LANGUAGE REFERENCE

Portuguese ALT Codes

Type á, à, â, ã, é, ê, ó, ô, õ, ú, ç without changing your keyboard.

Portuguese has one of the more elaborate accent systems in the Romance languages — five different diacritics (acute, grave, circumflex, tilde, cedilla) distributed across 26 characters. The tilde on ã and õ is especially distinctive; no other major European language nasalizes vowels in writing this way. If you're writing Brazilian or European Portuguese names (São Paulo, João, Aparição), ALT codes cover every case.
Tap any character to copy — no need to type codes. Characters go straight to your clipboard, paste anywhere.

Quick Facts

Total Portuguese characters
26 across all accent types
Tilde
Marks nasalization on ã and õ — unique to Portuguese among Romance languages
Circumflex
Marks closed vowel sounds on â, ê, ô
Windows input
ALT + 4-digit code on numpad, all codes begin with 0

About Portuguese

The tilde is a nasalization mark. Portuguese is unusual in that it writes nasal vowels directly using a tilde. Ã and õ are nasalized versions of a and o — the sound resonates through the nose, similar to French un/on/en/in but spelled transparently. São (saint), pão (bread), mão (hand), coração (heart), não (no). Every Portuguese learner meets the tilde in week one.

Brazilian and European Portuguese diverge on accents. After the 1990 Orthographic Agreement (implemented 2009-2015), Brazilian Portuguese dropped some accents that European Portuguese kept. Idéia became ideia. Vôo became voo. But the big accents (á, ã, ç, ê, ó) remain in both variants.

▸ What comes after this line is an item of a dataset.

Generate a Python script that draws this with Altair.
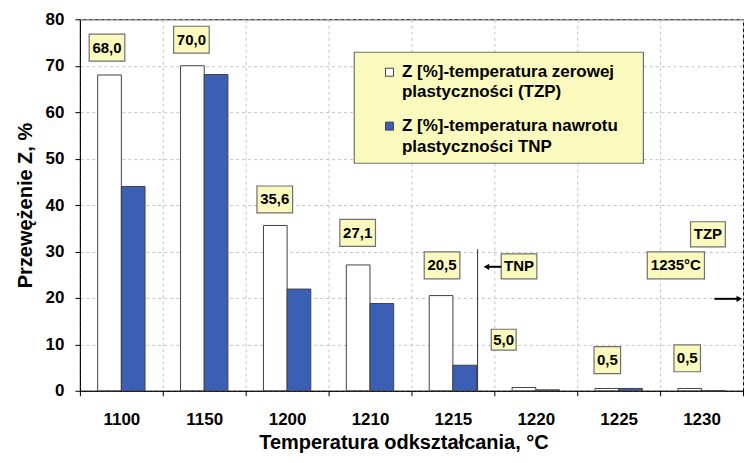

The circumflex marks closed vowels. On ê and ô the circumflex indicates a closed, more tense sound: você (you), avô (grandfather). Compare with the open é and ó: café (coffee) has an open e. The circumflex on â is rarer but appears in words like lâmpada (lamp).

The cedilla works like in French. Ç softens c from /k/ to /s/ before a, o, u. Coração (heart), atenção (attention), serviço (service). Without the cedilla these would be pronounced with /k/. In Portuguese ç almost always appears before a, o, or u — before e or i, the c is already soft.

The grave accent has one specific use. À only appears in contractions of the preposition a (to) with the definite article a (the). Vou a a praia becomes vou à praia ("I'm going to the beach"). It's a grammatical marker more than a pronunciation guide.

Frequently Asked Questions

What is the ALT code for ã?
ã = Alt+0227. Ã = Alt+0195. On Mac: Option+N then a.
What is the ALT code for ç in Portuguese?
Same as in French: ç = Alt+0231, Ç = Alt+0199. On Mac: Option+C.
How do I type São Paulo with proper accents?
São = S + Alt+0227 (ã) + o. Full word: S-ã-o P-a-u-l-o. Only the ã needs a special code; everything else is standard.
What's the difference between Brazilian and European Portuguese accents?
Most are shared. After the 2009 Orthographic Agreement, Brazilian Portuguese dropped some accents (idéia → ideia, vôo → voo), but both variants use á, ã, ç, ê, í, ó, ô, õ, ú. If in doubt, use the current post-reform spelling — it's standard in both Brazil and Portugal now.
When do I use á versus à?
Á (acute) marks stress on the a: (shovel), está (is). À (grave) is used almost exclusively for the contraction of a + a (to + the): à praia (to the beach). If you're writing a regular word, use á. If it's the 'to the' contraction, use à.
How do I type the nasal ão ending?
Ã-o. Type Alt+0227 for ã, then a regular o. Common in words like pão, mão, não, coração.